OK. We know the picture.

Europe is in crisis. Italy shivers on the brink of default. The United States has an utterly unsustainable deficit and politicians who can neither rationalize taxes nor cut entitlements.

Banks are overleveraged and have their books stuffed with low grade assets. Their capital buffers are made up of nonsenses such as tax losses and goodwill. Banks need to meet tougher new capital adequacy thresholds soon, but the equity markets aren’t so crazy that they’re offering heaps of new money.

High Quality Collateral - suitable for ECB

High Quality Collateral - suitable for ECB

Meanwhile, the ECB is extending credit to anyone at all (Big Issue, sir? That’ll do nicely). Sarkozy, Merkel and Obama are all thinking about re-election. Central bankers are printing money till the smoke rises from their printing presses.

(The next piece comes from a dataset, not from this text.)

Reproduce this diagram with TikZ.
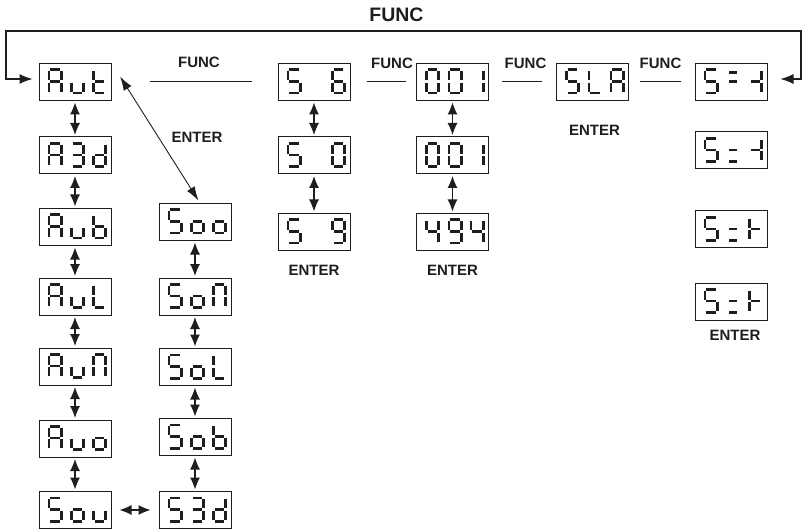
\documentclass[tikz,border=0pt]{standalone}
\usepackage{fontspec}
\setmainfont{Liberation Sans}
\usetikzlibrary{arrows.meta}
\definecolor{ink}{HTML}{1E1E1E}
% seven-segment pieces (glyph cell 15 x 26, y downward)
\def\spa{\draw[seg] (2.9,1.4)--(12.1,1.4);}
\def\spb{\draw[seg] (13.6,2.7)--(13.6,11.9);}
\def\spc{\draw[seg] (13.6,14.1)--(13.6,23.3);}
\def\spd{\draw[seg] (2.9,24.6)--(12.1,24.6);}
\def\spe{\draw[seg] (1.4,14.1)--(1.4,23.3);}
\def\spf{\draw[seg] (1.4,2.7)--(1.4,11.9);}
\def\spg{\draw[seg] (2.9,13)--(12.1,13);}
\def\spp{\draw[seg] (3,4)--(11,4);}
\def\spq{\draw[seg] (3,13)--(11,13);}
\def\spr{\draw[seg] (3,24.6)--(11,24.6);}
\def\gA{a,b,c,e,f,g}
\def\gu{c,d,e}
\def\gt{d,e,f,g}
\def\gThree{a,b,c,d,g}
\def\gd{b,c,d,e,g}
\def\gb{c,d,e,f,g}
\def\gL{d,e,f}
\def\gM{a,b,c,e,f}
\def\go{c,d,e,g}
\def\gS{a,c,d,f,g}
\def\gZero{a,b,c,d,e,f}
\def\gSix{a,c,d,e,f,g}
\def\gNine{a,b,c,d,f,g}
\def\gOne{b,c}
\def\gFour{b,c,f,g}
\def\gRt{b,c,g}
\def\gLt{e,f,g}
\def\gEqU{p,q}
\def\gEqD{q,r}
\def\gNone{x}
\newcommand\segglyph[3]{\begin{scope}[shift={({#1},{#2})}]\foreach \s in #3 {\csname sp\s\endcsname}\end{scope}}
\newcommand\dispbox[6]{%
  \node[dbox] (#1) at (#2,#3) {};
  \segglyph{#2-27.5}{#3-13.5}{#4}
  \segglyph{#2-5}{#3-13.5}{#5}
  \segglyph{#2+17}{#3-13.5}{#6}}
\tikzset{
  seg/.style={draw=ink, line width=2.8pt, line cap=butt},
  dbox/.style={draw=ink, line width=1pt, minimum width=72pt, minimum height=37pt, inner sep=0pt},
  lab/.style={font=\bfseries\fontsize{15}{15}\selectfont, text=ink, inner sep=0pt},
  toplab/.style={font=\bfseries\fontsize{19.5}{19.5}\selectfont, text=ink, inner sep=0pt},
  dbl/.style={{Latex[length=12pt,width=10pt]}-{Latex[length=12pt,width=10pt]}, line width=1.1pt, draw=ink, shorten <=1.5pt, shorten >=1.5pt},
  diag/.style={{Latex[length=14pt,width=9pt]}-{Latex[length=14pt,width=9pt]}, line width=0.9pt, draw=ink},
  fl/.style={draw=ink, line width=1pt},
  loopline/.style={{Latex[length=13pt,width=10pt]}-{Latex[length=13pt,width=10pt]}, line width=1.1pt, draw=ink}
}
\begin{document}
\begin{tikzpicture}[x=1pt,y=-1pt]
\useasboundingbox (0,0) rectangle (805,529);
% left column
\dispbox{aut}{75}{82}{\gA}{\gu}{\gt}
\dispbox{a3d}{75}{155.5}{\gA}{\gThree}{\gd}
\dispbox{aub}{75}{227}{\gA}{\gu}{\gb}
\dispbox{aul}{75}{296.5}{\gA}{\gu}{\gL}
\dispbox{aum}{75}{366.5}{\gA}{\gu}{\gM}
\dispbox{auo}{75}{438.5}{\gA}{\gu}{\go}
\dispbox{sou}{75}{510}{\gS}{\go}{\gu}
% second column
\dispbox{soo}{195}{222}{\gS}{\go}{\go}
\dispbox{som}{195}{296.5}{\gS}{\go}{\gM}
\dispbox{sol}{195}{367}{\gS}{\go}{\gL}
\dispbox{sob}{195}{437}{\gS}{\go}{\gb}
\dispbox{s3d}{195}{510}{\gS}{\gThree}{\gd}
% S column
\dispbox{s6}{314}{82}{\gS}{\gNone}{\gSix}
\dispbox{s0}{314}{155.5}{\gS}{\gNone}{\gZero}
\dispbox{s9}{314}{232}{\gS}{\gNone}{\gNine}
% number column
\dispbox{na}{452.5}{82}{\gZero}{\gZero}{\gOne}
\dispbox{nb}{452.5}{155.5}{\gZero}{\gZero}{\gOne}
\dispbox{nc}{452.5}{232}{\gFour}{\gNine}{\gFour}
% SLA
\dispbox{sla}{592.5}{82}{\gS}{\gL}{\gA}
% right column
\dispbox{ra}{731}{82}{\gS}{\gEqU}{\gRt}
\dispbox{rb}{731}{150.5}{\gS}{\gEqD}{\gRt}
\dispbox{rc}{731}{229.5}{\gS}{\gEqD}{\gLt}
\dispbox{rd}{731}{301.5}{\gS}{\gEqD}{\gLt}
% labels
\node[toplab] (ftop) at (396.5,14.5) {FUNC};
\node[lab] (fa) at (199,62.5) {FUNC};
\node[lab] (fb) at (392,63) {FUNC};
\node[lab] (fc) at (525.5,63) {FUNC};
\node[lab] (fd) at (660.5,63) {FUNC};
\node[lab] (ea) at (197,137) {ENTER};
\node[lab] (eb) at (314,270) {ENTER};
\node[lab] (ec) at (452.5,270) {ENTER};
\node[lab] (ed) at (594.5,130) {ENTER};
\node[lab] (ee) at (735,335.5) {ENTER};
% FUNC lines
\draw[fl] ([xshift=38pt]aut.east) -- ([xshift=-26pt]s6.west);
\draw[fl] ([xshift=16pt]s6.east) -- ([xshift=-10pt]na.west);
\draw[fl] ([xshift=13pt]na.east) -- ([xshift=-14pt]sla.west);
\draw[fl] ([xshift=11pt]sla.east) -- ([xshift=-14pt]ra.west);
% loop
\coordinate (lt) at (6,31);
\coordinate (rt) at (801,31);
\draw[loopline] ([xshift=-6pt,yshift=3pt]aut.west) -| (lt) -- (rt) |- ([xshift=13pt,yshift=3pt]ra.east);
% vertical arrows
\draw[dbl] (aut) -- (a3d);
\draw[dbl] (a3d) -- (aub);
\draw[dbl] (aub) -- (aul);
\draw[dbl] (aul) -- (aum);
\draw[dbl] (aum) -- (auo);
\draw[dbl] (auo) -- (sou);
\draw[dbl] (soo) -- (som);
\draw[dbl] (som) -- (sol);
\draw[dbl] (sol) -- (sob);
\draw[dbl] (sob) -- (s3d);
\draw[dbl] (s6) -- (s0);
\draw[dbl] (s0) -- (s9);
\draw[dbl] (na) -- (nb);
\draw[dbl] (nb) -- (nc);
\draw[dbl, shorten <=8pt, shorten >=8pt] (sou) -- (s3d);
% diagonal
\draw[diag, shorten <=16pt, shorten >=3pt] (aut.north east) -- ([xshift=5pt]soo.north);
\end{tikzpicture}
\end{document}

But in all of this, Japan remains quiet. Its bond yields remain subdued. Sure the country has problems – those nuclear reactors are almost all silent now – and it’s become exquisitely dependent on imported fosil fuels. But Japan is still Japan. It doesn’t need to tap international markets for its bonds – its domestic savers will take care of all that. And that pool of savings is pretty much infinite, right?

Well, I don’t think so. Financial gravity ALWAYS works. What goes up must always come down. You don’t know when. It’s always tough to call the turn in the market. But simple math tells you that something has to change. Greece got into trouble – got into CCC-rated, 50% haircut, sorry-we’re-bankrupt type of trouble – with a debt to GDP ratio of around 165%. Italy got into yikes, scary, 7%-yields-and-fire-the-government trouble with debt to GDP of 120%.

And Japan? Its gross debt to GDP ratio is way over 200%. Its net debt to GDP ratio (possibly a fairer one to look at) stands at closer to Italy’s 120%.

And that’s OK … so long as lenders lend at near-zero rates to the government. If lenders start to demand an ordinary market return on funds – let’s say something nearer 5% – that debt to GDP of 120% looks like being very lethal, very fast.

Japan's bank balance sheets look worse than this

Japan's bank balance sheets look worse than this

So far, domestic savers have indeed been willing to fund the government. But for how much longer? The country is aging. Food and fuel prices play as great a part in Japanese household budgets as they do elsewhere. The country’s great manufacturers are increasingly offshoring jobs. Japan is not a convincing provider of services. The costs of nuclear catastrophe and rebuilding are huge.

If the currency stays strong, then manufacturers bleed – which is bad news for the government’s finances. And if the currency weakens, then the low-yield case for holding yen fails – which is even worse news for the government’s finances.

Meantime, don’t even talk to me about those Japanese banks: they’re mountains of insecure assets glued together with dubious accounting and lashings of hope.

Stand well clear: this avalanche is melting.